Once the carrier is attached to the engine, it will be lifted and attached to the top of a stand that lines up with the top and bottom “rows” of engines when the Core Stage is in the installation orientation. “That’s our installer,” Rostron explained. “Engines one and two are high up so there’s a spacer that comes off [the stand] for the bottom engines.”

Shuttle Orbiters in the Space Shuttle system were side-mounted and the three engines in the back were canted to help point their thrust through the center of gravity; the engines in SLS are not offset the in-line vehicle configuration. “They looked at it and I think just the floor loading and that huge, massive forklift with that Hyster and they went with this method,” Rostron said.

Credit: Philip Sloss for NSF

(Photo Caption: The tarp-covered engine carrier in the foreground and the installer stand in the background that will be used as a part of installation activities. The stand is configured to install the top engines, which is the planned sequence.

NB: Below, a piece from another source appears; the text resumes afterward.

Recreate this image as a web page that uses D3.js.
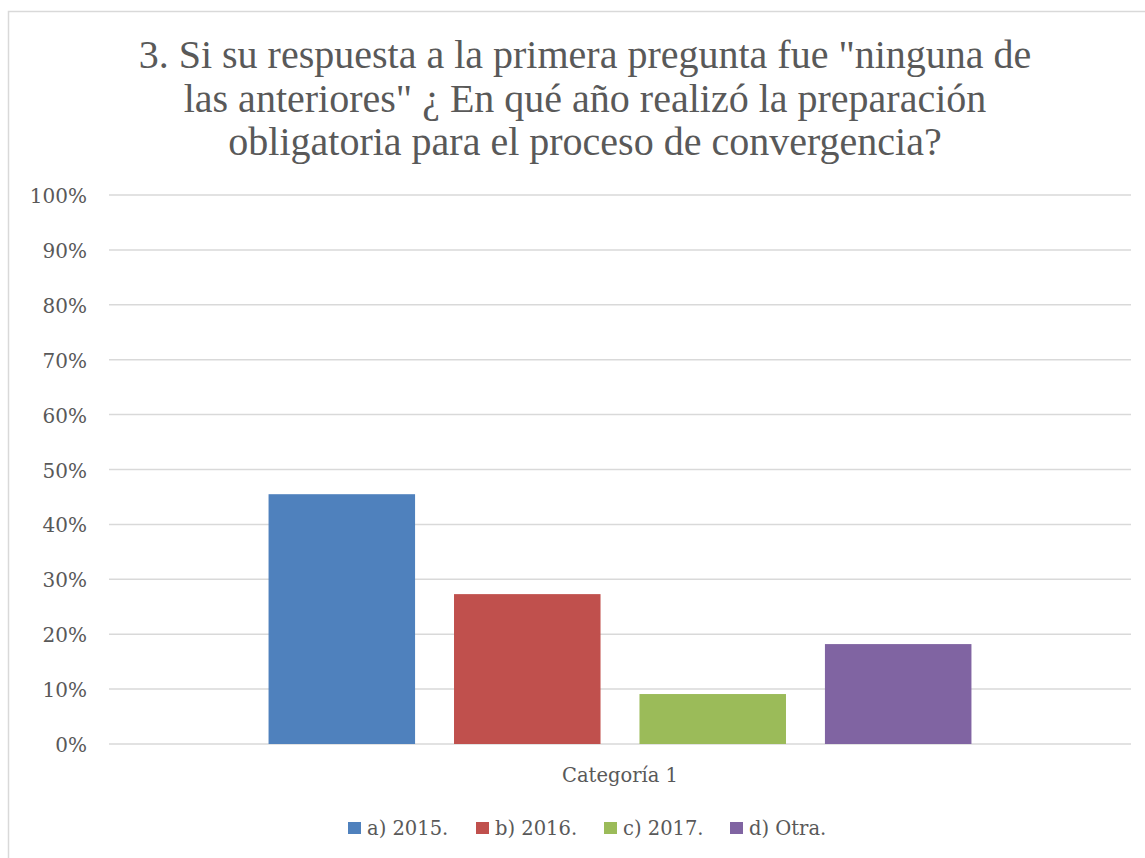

The middle section is a spacer that will be removed for the bottom two engines. Boeing MAO SPMTs will drive the engine, carrier, and installer stand up to the Core Stage.)

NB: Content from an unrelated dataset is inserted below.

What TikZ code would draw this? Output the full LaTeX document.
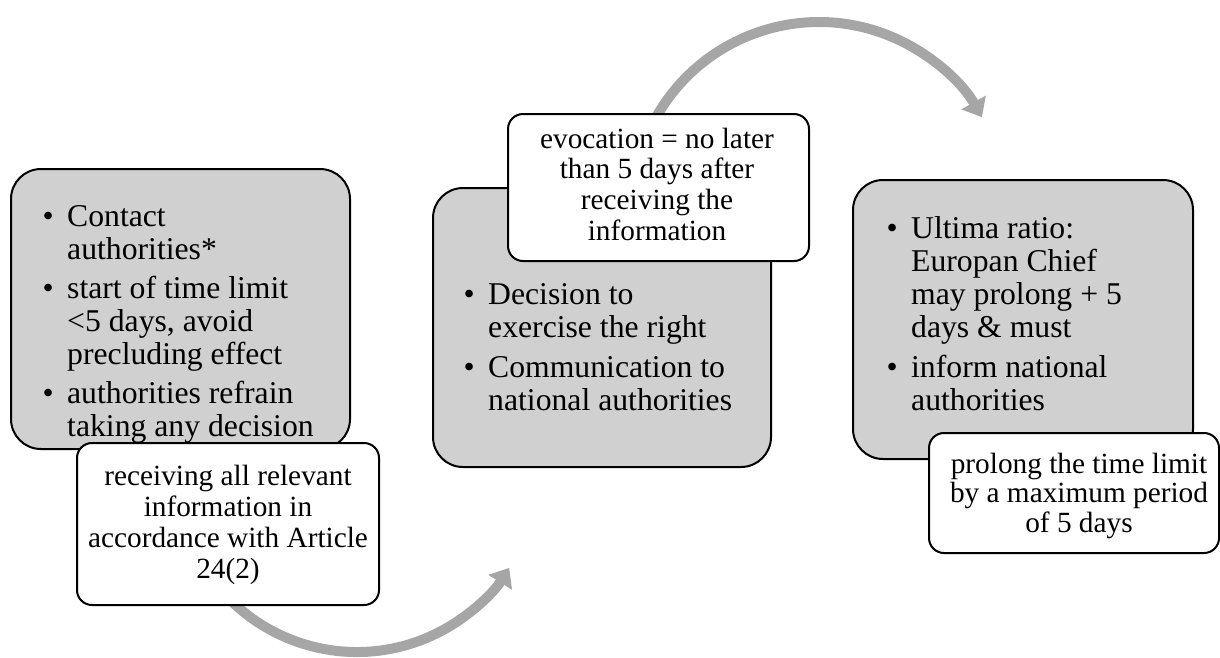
\documentclass[tikz,border=0pt]{standalone}
\usepackage{fontspec}
\setmainfont{Liberation Serif}
\usetikzlibrary{arrows.meta}
\definecolor{boxgray}{RGB}{208,208,208}
\definecolor{arcgray}{RGB}{166,166,166}
\newcommand{\mybul}{\makebox[0pt][r]{\textbullet\hspace{13.5pt}}}
\tikzset{
  graybox/.style={draw=black, line width=2pt, fill=boxgray, rounded corners=30pt,
    inner sep=0pt, anchor=north west},
  whitebox/.style={draw=black, line width=2pt, fill=white, rounded corners=15pt,
    inner sep=0pt, anchor=north west},
  flowarc/.style={draw=arcgray, line width=10pt, -{Triangle[length=17pt,width=27pt]}},
  listtxt/.style={inner sep=0pt, anchor=base west},
  ctrtxt/.style={inner sep=0pt, anchor=base}
}
\begin{document}
\begin{tikzpicture}[x=1pt,y=-1pt]
\useasboundingbox (0,0) rectangle (1220,657);
% curved arrows (behind the boxes)
\coordinate (a1) at (201,562);
\coordinate (a2) at (649.5,130);
\draw[flowarc] (a1) arc[start angle=210, end angle=327.8, radius=180pt];
\draw[flowarc] (a2) arc[start angle=155, end angle=29.4, radius=187pt];
% step 1
\node[graybox, minimum width=339pt, minimum height=280pt] (g1) at (10,168) {};
\node[listtxt] (t1) at (67,226) {\parbox[t]{300pt}{\fontsize{31.7}{33}\selectfont\raggedright
  \mybul Contact\\ authorities*\\[6pt]
  \mybul start of time limit\\ <5 days, avoid\\ precluding effect\\[6pt]
  \mybul authorities refrain\\ taking any decision}};
\node[whitebox, minimum width=302pt, minimum height=162pt] (w1) at (76,442) {};
\node[ctrtxt] (u1) at (228,485) {\parbox[t]{300pt}{\centering\fontsize{29.3}{31}\selectfont
  receiving all relevant\\ information in\\ accordance with Article\\ 24(2)}};
% step 2
\node[graybox, minimum width=338pt, minimum height=279pt] (g2) at (432,187) {};
\node[listtxt] (t2) at (488,304) {\parbox[t]{300pt}{\fontsize{31.7}{33}\selectfont\raggedright
  \mybul Decision to\\ exercise the right\\[7pt]
  \mybul Communication to\\ national authorities}};
\node[whitebox, minimum width=301pt, minimum height=147pt] (w2) at (507,113) {};
\node[ctrtxt] (u2) at (657,148) {\parbox[t]{300pt}{\centering\fontsize{29.3}{30.7}\selectfont
  evocation = no later\\ than 5 days after\\ receiving the\\ information}};
% step 3
\node[graybox, minimum width=340pt, minimum height=279pt] (g3) at (852,179) {};
\node[listtxt] (t3) at (911,238) {\parbox[t]{300pt}{\fontsize{31.7}{33}\selectfont\raggedright
  \mybul Ultima ratio:\\ Europan Chief\\ may prolong + 5\\ days \& must\\[7pt]
  \mybul inform national\\ authorities}};
\node[whitebox, minimum width=290pt, minimum height=120pt] (w3) at (928,432) {};
\node[ctrtxt] (u3) at (1079,473) {\parbox[t]{290pt}{\centering\fontsize{29.3}{29.5}\selectfont
  prolong the time limit\\ by a maximum period\\ of 5 days}};
\end{tikzpicture}
\end{document}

Meanwhile, Boeing technicians will also be set up inside the engine section and boattail as each engine is driven up to the install point. As with the intertank kit, Ernst is working on the design and construction of the engine install kit to support the installs from inside.

“There’s kind of a base kit that you set up and then there’s different kits for engine locations, so it’s a modular set up,” he said. “We’re just at that point now where we’re incorporating lessons that we’re learning from the intertank in terms of the internal access kit into that, we have a little bit of time before we need it.”